MARAWI CITY — A Lanao del Sur official has rejected the assignment of blame to the Maranao for the destruction of Marawi City in the fighting between government forces and Islamic State-inspired local terrorists.
Now in its seventh week, the fighting has displaced most of Marawi’s more than 200,000 residents and reduced much of the beautiful, lakeside city into rubble.
People blame the Maranao for the devastation, saying they allowed the terrorists to come to the city.
Even President Rodrigo Duterte, in public speeches, has said he is angry because the people of the city allowed the Maute terror group to set up base in the city and stock up on weapons and munitions.
But Zia Alonto Adiong, speaking for the Lanao provincial government on Sunday, said it was “preposterous” to blame the people of Marawi and the Maranao in general for the crisis, which started on May 23.

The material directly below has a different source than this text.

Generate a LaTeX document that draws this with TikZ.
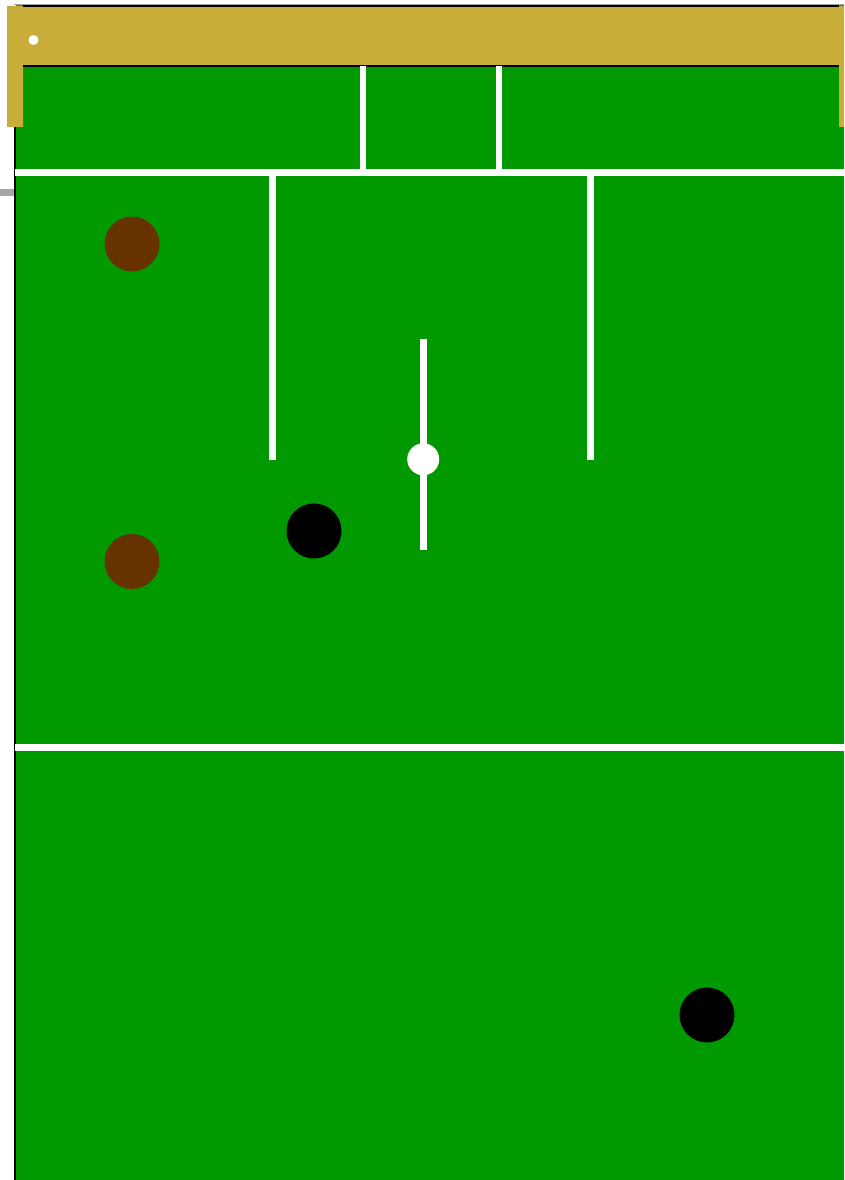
\documentclass[tikz,border=0pt]{standalone}
\definecolor{pitch}{HTML}{009900}
\definecolor{gold}{HTML}{C9AD3A}
\definecolor{brownball}{HTML}{663300}
\definecolor{tickgrey}{HTML}{A6A6A6}
\tikzset{
  px/.style={x=1pt,y=-1pt},
  ball/.style={fill=black},
  brownspot/.style={fill=brownball},
  whitefill/.style={fill=white}
}
\begin{document}
\begin{tikzpicture}[px]
\useasboundingbox (0,0) rectangle (844,1180);
\fill[white] (0,0) rectangle (844,1180);
% pitch
\fill[pitch] (16,5) rectangle (844,1180);
\fill[black] (14,127) rectangle (16,1180);
\fill[tickgrey] (14,4) rectangle (844,5);
\fill[tickgrey] (0,189) rectangle (14,196);
% gold frame
\fill[gold] (7,6) -- (844,6) -- (844,127) -- (839,127) -- (839,65) -- (23,65) -- (23,127) -- (7,127) -- cycle;
\fill[black] (23,5) rectangle (839,7);
\fill[black] (23,65) rectangle (839,67);
\fill[whitefill] (33.5,40) circle (5);
% lines
\fill[whitefill] (15,169) rectangle (844,176);
\fill[whitefill] (15,744) rectangle (844,750.5);
\fill[whitefill] (359.5,66) rectangle (366,169);
\fill[whitefill] (495.8,66) rectangle (502.2,169);
\fill[whitefill] (268.8,176) rectangle (275.5,459.5);
\fill[whitefill] (586.8,176) rectangle (593.5,459.5);
\fill[whitefill] (420,338.5) rectangle (427,550.3);
\fill[whitefill] (423.2,459.3) circle (16);
% balls
\fill[brownspot] (132,244) circle (27.5);
\fill[brownspot] (132,561.5) circle (27.5);
\fill[ball] (314,531) circle (27.5);
\fill[ball] (707,1015) circle (27.5);
\end{tikzpicture}
\end{document}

“We are the victims here. We are the ones suffering and to say that we did not do anything about it is like saying we picked up a hammer and hit our heads with it,” Adiong said.
But even if the residents were armed, he said, they could not have engaged and thwarted the attack of the Maute group, as it was “well coordinated, well planned” and carried out by “terrorists who had the support of international terror networks.”
At least eight of the 379 terrorists killed in the fighting were foreigners, including fighters from Indonesia, Malaysia, Libya and Chechnya, according to the military.
The Maute terrorists and their allies from the Abu Sayyaf bandit group stormed Marawi on May 23 to establish an enclave of the Middle East-based Islamic State (IS) jihadist group in Southeast Asia.
Adiong said the attack happened when the people of Marawi were not in fighting mood, as they were busy preparing for the start of the fasting month of Ramadan.
Adiong lamented that the Maranao were being blamed for the attack on Marawi while residents of other areas previously targeted by terrorists had not been faulted at all.
“We have witnessed the Zamboanga siege and the Ipil siege. Nobody blamed the civilians of Zamboanga, nobody blamed the residents of Ipil,” he said.